I roll up my trousers and get into the salt pan with Dhirubhai and his children. It is hard work. Within a few hours my feet are itching with the clinging salt particles and the drying mud is stretching my skin.
The Agariyas continue work well into summer when the temperature soars above 50 degree centigrade. The continuous raking and scraping has to be done when the layer of salt crystals reaches a thickness of seven to nine inches. Just before the dust-laden winds called udaan (and intense vaavar) begin in summer, the salt crop is harvested. Salt is taken by trucks to the periphery of the Little Rann to open storage sites called ganjaa. From here, it will be taken to market by truck or train.
“Salt farming in most of Little Rann is a dying industry,” says Manish Shah, a salt trader from Dhrangadhra, who has suffered heavy losses over the past three years and has quit salt trading. “Diversification from ‘vadagaru’ salt (larger crystals) to ‘karkach’ salt (fine-grained) and a shift from traditional to scientific methods of salt farming is required for its survival,” says Bharat C. Raval, president of the Indian Salt Manufacturers Association in Ahmedabad.
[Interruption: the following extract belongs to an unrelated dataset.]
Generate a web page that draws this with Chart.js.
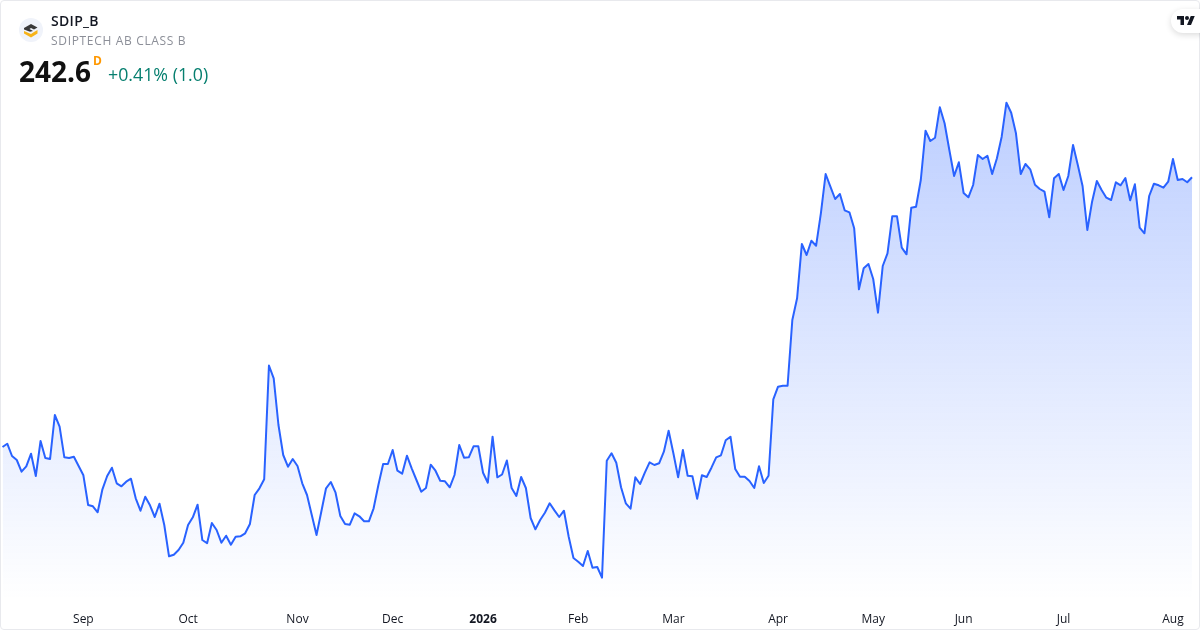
<!DOCTYPE html>
<html>
<head>
<meta charset="utf-8">
<script src="https://cdn.jsdelivr.net/npm/chart.js@4"></script>
<style>
  html, body { margin: 0; padding: 0; background: #fff; }
  body { width: 1200px; height: 630px; overflow: hidden; position: relative; font-family: "Open Sans", sans-serif; }
  #chart { position: absolute; left: 0; top: 0; }
  #frame { position: absolute; left: 0; top: 0; width: 1198px; height: 628px; border: 1px solid #e8e9ed; border-radius: 4px; pointer-events: none; }
  .txt { position: absolute; white-space: nowrap; }
  #symbol { left: 51px; top: 12px; font-size: 14px; line-height: 18px; font-weight: 600; letter-spacing: 0.3px; color: #131722; }
  #name { left: 51px; top: 32px; font-size: 12px; line-height: 17px; letter-spacing: 0.67px; color: #8c8f98; }
  #price { left: 19px; top: 53px; font-size: 28px; line-height: 36px; font-weight: 700; color: #111; }
  #interval { left: 93px; top: 54px; font-size: 12px; line-height: 14px; font-weight: 700; color: #ff9800; }
  #change { left: 108px; top: 62px; font-size: 17.8px; line-height: 24px; color: #067f6f; }
  #logo { position: absolute; left: 19px; top: 18px; }
  #tvbadge { position: absolute; left: 1171px; top: 9px; width: 40px; height: 24px; border-radius: 12px; background: #fff; box-shadow: 0 2px 6px rgba(0,0,0,0.14); }
  #tvlogo { position: absolute; left: 1177px; top: 14px; }
</style>
</head>
<body>
<canvas id="chart" width="1200" height="630"></canvas>
<div id="frame"></div>
<svg id="logo" width="24" height="24" viewBox="0 0 24 24">
  <circle cx="12" cy="12" r="12" fill="#f0f3fa"/>
  <path d="M5 10 L12 6 L18.5 9.5 L15 11.5 L12 10 L10.5 11 L14 13 L11 13.8 L5 11.5 Z" fill="#3a3a3a"/>
  <path d="M5 13 L12 16 L15 14 L18.5 12 V15.5 L12 19.5 L5 15.5 Z" fill="#f7b318"/>
</svg>
<div class="txt" id="symbol">SDIP_B</div>
<div class="txt" id="name">SDIPTECH AB CLASS B</div>
<div class="txt" id="price">242.6</div>
<div class="txt" id="interval">D</div>
<div class="txt" id="change">+0.41% (1.0)</div>
<div id="tvbadge"></div>
<svg id="tvlogo" width="18" height="14" viewBox="0 0 36 28">
  <path d="M14 22H7V11H0V4h14v18zM28 22h-8l7.5-18h8L28 22z" fill="#131722"/>
  <circle cx="20" cy="8" r="4" fill="#131722"/>
</svg>
<script>
// daily close
const closes = [
  188.66, 189.32, 186.86, 186.06, 183.72, 184.80, 187.32, 182.86, 189.86, 186.46,
  186.26, 195.06, 192.72, 186.60, 186.46, 186.72, 184.86, 183.00, 177.06, 176.80,
  175.60, 180.20, 182.86, 184.52, 181.40, 180.80, 181.72, 182.32, 178.40, 175.92,
  178.72, 177.00, 174.66, 177.32, 173.06, 166.80, 167.12, 168.06, 169.52, 173.06,
  174.60, 177.12, 170.06, 169.40, 173.46, 172.06, 169.52, 170.92, 169.12, 170.72,
  170.80, 171.40, 173.26, 179.06, 180.40, 182.20, 204.96, 202.40, 193.06, 187.06,
  184.72, 186.26, 184.86, 181.40, 179.06, 175.06, 171.06, 175.72, 180.40, 181.66,
  179.52, 174.86, 173.26, 173.12, 175.40, 174.80, 173.80, 173.80, 176.40, 181.06,
  185.26, 185.26, 188.06, 183.92, 183.32, 186.92, 184.40, 182.06, 179.72, 180.46,
  185.12, 183.92, 181.92, 181.80, 180.60, 183.06, 189.06, 186.52, 186.60, 188.80,
  188.80, 183.52, 181.52, 190.72, 182.60, 183.16, 185.96, 180.46, 178.86, 182.66,
  180.46, 174.46, 172.20, 174.06, 175.52, 177.40, 175.98, 174.66, 175.92, 170.72,
  166.46, 165.72, 164.86, 167.86, 164.52, 164.66, 162.52, 185.92, 187.40, 185.52,
  180.60, 177.40, 176.32, 182.60, 181.26, 183.52, 185.60, 185.06, 185.40, 187.72,
  191.92, 187.40, 182.60, 188.06, 182.92, 182.80, 178.32, 183.00, 182.66, 184.52,
  186.60, 187.00, 190.00, 190.72, 184.26, 182.72, 182.72, 181.86, 180.46, 184.80,
  181.46, 182.92, 198.20, 200.72, 200.92, 200.92, 214.06, 218.40, 229.26, 227.06,
  229.92, 228.92, 235.40, 243.26, 240.72, 238.26, 239.26, 236.00, 235.60, 232.40,
  220.20, 224.40, 225.26, 222.26, 215.52, 224.86, 227.40, 234.80, 234.80, 228.52,
  227.20, 236.52, 236.72, 242.06, 251.92, 249.86, 250.52, 256.60, 253.40, 248.06,
  242.86, 245.60, 239.46, 238.60, 241.06, 247.06, 246.26, 246.92, 243.26, 246.40,
  250.72, 257.52, 255.52, 251.40, 243.26, 245.26, 244.20, 241.12, 240.26, 239.72,
  234.60, 242.40, 243.26, 240.06, 242.86, 249.06, 245.06, 240.86, 232.06, 237.72,
  241.86, 240.06, 238.52, 238.06, 241.60, 241.00, 242.46, 237.99, 241.20, 232.52,
  231.40, 238.86, 241.32, 241.00, 240.52, 241.72, 246.26, 242.06, 242.26, 241.60,
  242.60
];
const tickIndex = [17, 39, 62, 82, 101, 121, 141, 163, 183, 202, 223, 246];
const tickLabels = ["Sep", "Oct", "Nov", "Dec", "2026", "Feb", "Mar", "Apr", "May", "Jun", "Jul", "Aug"];
const sessions = closes.map((c, i) => i);

const ctx = document.getElementById("chart").getContext("2d");

function areaFill(context) {
  const area = context.chart.chartArea;
  if (!area) return "rgba(41, 98, 255, 0.1)";
  const g = context.chart.ctx.createLinearGradient(0, 100, 0, area.bottom);
  g.addColorStop(0, "rgba(41, 98, 255, 0.31)");
  g.addColorStop(1, "rgba(41, 98, 255, 0)");
  return g;
}

new Chart(ctx, {
  type: "line",
  data: {
    labels: sessions,
    datasets: [
      {
        data: closes,
        borderColor: "#2962ff",
        borderWidth: 2,
        borderJoinStyle: "round",
        backgroundColor: areaFill,
        fill: "start",
        tension: 0,
        pointRadius: 0,
      },
    ],
  },
  options: {
    responsive: false,
    animation: false,
    layout: { padding: { left: 2.5, right: 8, top: 10, bottom: 0 } },
    plugins: { legend: { display: false }, tooltip: { enabled: false } },
    scales: {
      x: {
        offset: false,
        grid: { display: false },
        border: { display: false },
        afterFit(scale) {
          scale.height = 30;
        },
        ticks: {
          autoSkip: false,
          maxRotation: 0,
          padding: 4,
          color: "#131722",
          font: (c) => ({
            family: '"Open Sans", sans-serif',
            size: 12,
            weight: c.tick && c.tick.label === "2026" ? "bold" : "normal",
          }),
          callback(value, index) {
            const at = tickIndex.indexOf(index);
            return at >= 0 ? tickLabels[at] : null;
          },
        },
      },
      y: {
        display: false,
        min: 158.06,
        max: 276.06,
      },
    },
  },
});
</script>
</body>
</html>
The Agariyas and activists are also demanding Forest Rights Act that will assure them traditional user rights for salt farming. “They have no farm land and no other skills. Salt farming is their sole livelihood,” says Devjibhai Dhamecha, a naturalist who hails from a salt family. “And there is absolutely no threat to wildlife by the Agariyas. In fact, the population of endangered wild asses has increased from 320 to 5,000 in just 50 years,” he adds.
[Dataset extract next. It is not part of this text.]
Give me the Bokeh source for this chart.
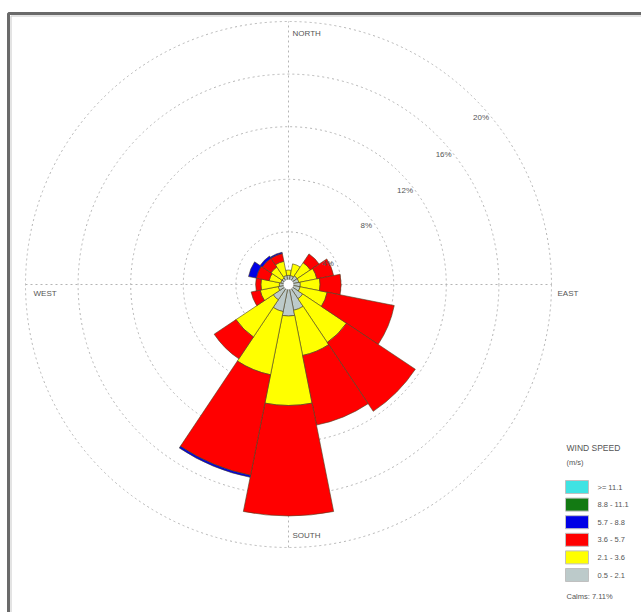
import math
from bokeh.plotting import figure
from bokeh.models import Range1d
from bokeh.core.properties import value
from bokeh.embed import file_html
from bokeh.resources import INLINE

# ---------------- data ----------------
directions = ["N", "NNE", "NE", "ENE", "E", "ESE", "SE", "SSE",
              "S", "SSW", "SW", "WSW", "W", "WNW", "NW", "NNW"]
bearings = [0, 22.5, 45, 67.5, 90, 112.5, 135, 157.5,
            180, 202.5, 225, 247.5, 270, 292.5, 315, 337.5]
# frequency (%) per speed class and direction
freq_05_21 = [0.7, 0.7, 0.8, 0.8, 0.9, 0.9, 1.3, 2.0, 2.4, 2.1, 1.4, 0.8, 0.7, 0.6, 0.6, 0.7]
freq_21_36 = [0.4, 0.9, 1.2, 1.4, 1.5, 2.1, 4.0, 3.5, 6.8, 4.9, 3.4, 1.4, 1.4, 0.9, 1.0, 1.1]
freq_36_57 = [0.0, 0.0, 0.8, 1.3, 1.6, 5.2, 6.3, 5.4, 8.4, 7.8, 2.0, 0.7, 0.4, 1.0, 0.8, 0.6]
freq_57_88 = [0.0, 0.0, 0.0, 0.0, 0.0, 0.0, 0.0, 0.0, 0.0, 0.15, 0.0, 0.0, 0.0, 0.6, 0.2, 0.1]
freq_88_111 = [0.0] * 16
freq_111 = [0.0] * 16
calms = "Calms: 7.11%"

class_labels = [">= 11.1", "8.8 - 11.1", "5.7 - 8.8", "3.6 - 5.7", "2.1 - 3.6", "0.5 - 2.1"]
class_colors = ["#3fe3e3", "#137a13", "#0000e6", "#ff0000", "#ffff00", "#bccaca"]

rings = [4, 8, 12, 16, 20]
ring_labels = ["4%", "8%", "12%", "16%", "20%"]
compass_labels = ["NORTH", "EAST", "SOUTH", "WEST"]

# ---------------- layout ----------------
W, H = 641, 612
CX, CY = 288, 284          # centre in pixels
K = 13.15                  # pixels per percent


def X(px):
    return (px - CX) / K


def Y(py):
    return (CY - py) / K


p = figure(width=W, height=H, x_range=Range1d(X(0), X(W)), y_range=Range1d(Y(H), Y(0)),
           output_backend="svg", toolbar_location=None, min_border=0,
           x_axis_location=None, y_axis_location=None, background_fill_color="white",
           border_fill_color="white")
p.grid.visible = False
p.outline_line_color = None

# frame (left and top border visible)
p.line([X(8), X(8), X(W + 5)], [Y(H + 5), Y(13), Y(13)], line_color="#6a6a6a", line_width=3)
p.line([X(10.5), X(10.5), X(W + 5)], [Y(H + 5), Y(15.5), Y(15.5)], line_color="#c8c8c8", line_width=1)

# grid rings
for r in rings:
    p.circle(x=[0], y=[0], radius=r, fill_color=None, line_color="#b4b4b4",
             line_dash="2 3", line_width=1)
rmax = rings[-1]
p.line([0, 0], [-rmax, rmax], line_color="#b4b4b4", line_dash="2 3", line_width=1)
p.line([-rmax, rmax], [0, 0], line_color="#b4b4b4", line_dash="2 3", line_width=1)

# petals (stacked annular wedges)
classes_low_to_high = [freq_05_21, freq_21_36, freq_36_57, freq_57_88, freq_88_111, freq_111]
colors_low_to_high = list(reversed(class_colors))
cum = [0.0] * 16
for freqs, col in zip(classes_low_to_high, colors_low_to_high):
    xs, ys, inner, outer, sa, ea = [], [], [], [], [], []
    for i, b in enumerate(bearings):
        f = freqs[i]
        if f <= 0:
            continue
        a = 90 - b
        xs.append(0)
        ys.append(0)
        inner.append(cum[i])
        outer.append(cum[i] + f)
        sa.append(math.radians(a - 11.25))
        ea.append(math.radians(a + 11.25))
        cum[i] += f
    if xs:
        p.annular_wedge(x=xs, y=ys, inner_radius=inner, outer_radius=outer,
                        start_angle=sa, end_angle=ea, fill_color=col,
                        line_color="#4b4020", line_width=0.7, line_alpha=0.85)

# calm circle
p.circle(x=[0], y=[0], radius=0.4, fill_color="white", line_color="#888888", line_width=0.6)

FONT = value("Liberation Sans")

# ring labels
ang = [28, 37, 39, 40, 41]
lx = [(r - 0.6) * math.cos(math.radians(a)) for r, a in zip(rings, ang)]
ly = [(r - 0.6) * math.sin(math.radians(a)) for r, a in zip(rings, ang)]
p.text(x=lx, y=ly, text=ring_labels, text_font=FONT, text_font_size="8px",
       text_color="#555555", text_align="center", text_baseline="middle")

# compass labels
p.text(x=[X(292), X(557), X(292), X(33)], y=[Y(33), Y(293), Y(535), Y(293)],
       text=compass_labels, text_font=FONT, text_font_size="8px",
       text_color="#555555", text_align="left", text_baseline="middle")

# legend
p.text(x=[X(566)], y=[Y(447)], text=["WIND SPEED"], text_font=FONT, text_font_size="8.5px",
       text_color="#555555", text_baseline="middle")
p.text(x=[X(566)], y=[Y(462)], text=["(m/s)"], text_font=FONT, text_font_size="7.5px",
       text_color="#555555", text_baseline="middle")
box_top = [480 + 17.6 * i for i in range(6)]
p.quad(left=[X(565)] * 6, right=[X(588)] * 6,
       top=[Y(t) for t in box_top], bottom=[Y(t + 13) for t in box_top],
       fill_color=class_colors, line_color="#c0c0c0", line_width=1)
p.text(x=[X(597)] * 6, y=[Y(t + 6.5) for t in box_top], text=class_labels, text_font=FONT,
       text_font_size="7.5px", text_color="#555555", text_baseline="middle")
p.text(x=[X(566)], y=[Y(596)], text=[calms], text_font=FONT, text_font_size="7.5px",
       text_color="#555555", text_baseline="middle")

open("out.html", "w").write(file_html(p, INLINE))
As the fading sun casts an orange glow, Dhirubhai shows me the place where the railway lines used to be before Independence—just next to their ancestral salt pans. It was salt that triggered Gandhi’s Dandi March, setting the course of the freedom struggle. As I leave the Little Rann, I wonder if this community will be able to chart a new course for its ancient way of life.

(The writer is a freelance journalist and travel writer who searches for positive stories across the country.)